Periodic Table: Preserving history with the Manhattan Project National Historical Park

How the team protects the past — and prepares for the future

October 5, 2022

@theBradbury The Periodic Table Opt



Monday, Oct. 17
Bathtub Row Brewing Co-op
163 Central Park Square, Los Alamos, NM
5:30-7 p.m.

When it comes to preserving the rich history of Los Alamos, it takes a village — a village of archaeologists, historians, architects and more, all with the Manhattan Project National Historical Park. 

On Monday, Oct. 17, hear from five of these preservationists about what it takes to carefully maintain park properties — and get a peek at what’s in store — in our next Periodic Table, at Bathtub Row Brewing Co-op. It might get chilly outside, so bundle up and join us on the lawn.

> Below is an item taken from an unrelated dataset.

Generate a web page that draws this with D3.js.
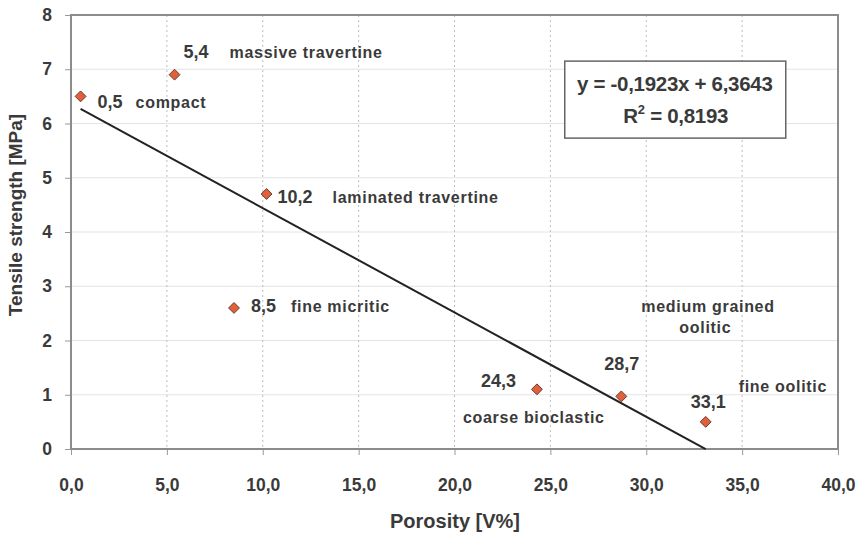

  • Elliot Schultz is a historian of science at Los Alamos National Laboratory. He is the lead cult­ural resource interpreter for the Los Alamos unit of the Manhattan Project National Historical Park, merging his love of scientific history and the National Park Service with a passion for education and public outreach.
  • Jeremy Brunette is an archaeologist at LANL who focuses on the preservation of significant buildings, structures and objects, including those of the Manhattan Project National Historical Park. He also has a great interest in Cold War era archaeology.
  • J.T. Stark is part of the Historic Buildings team at the Lab, with a primary concentration on the built environment of the Manhattan Project National Historical Park. This role brings together his experience with the National Park Service, his historic preservation skills and his captivation with World War II history.
  • Ali Livesay is an archaeologist with LANL who has skills and passion for public outreach, community archaeology and working with descendant communities. She supports the Manhattan Project National Historical Park by providing interpretation during tours and helping document its unique resources.
  • Cameron Townsend is a registered architect at the Lab with an interest in historical architecture, especially wartime development and postwar suburbia. Today, Townsend lends her expertise to the preservation, rehabilitation, and interpretation of the park buildings.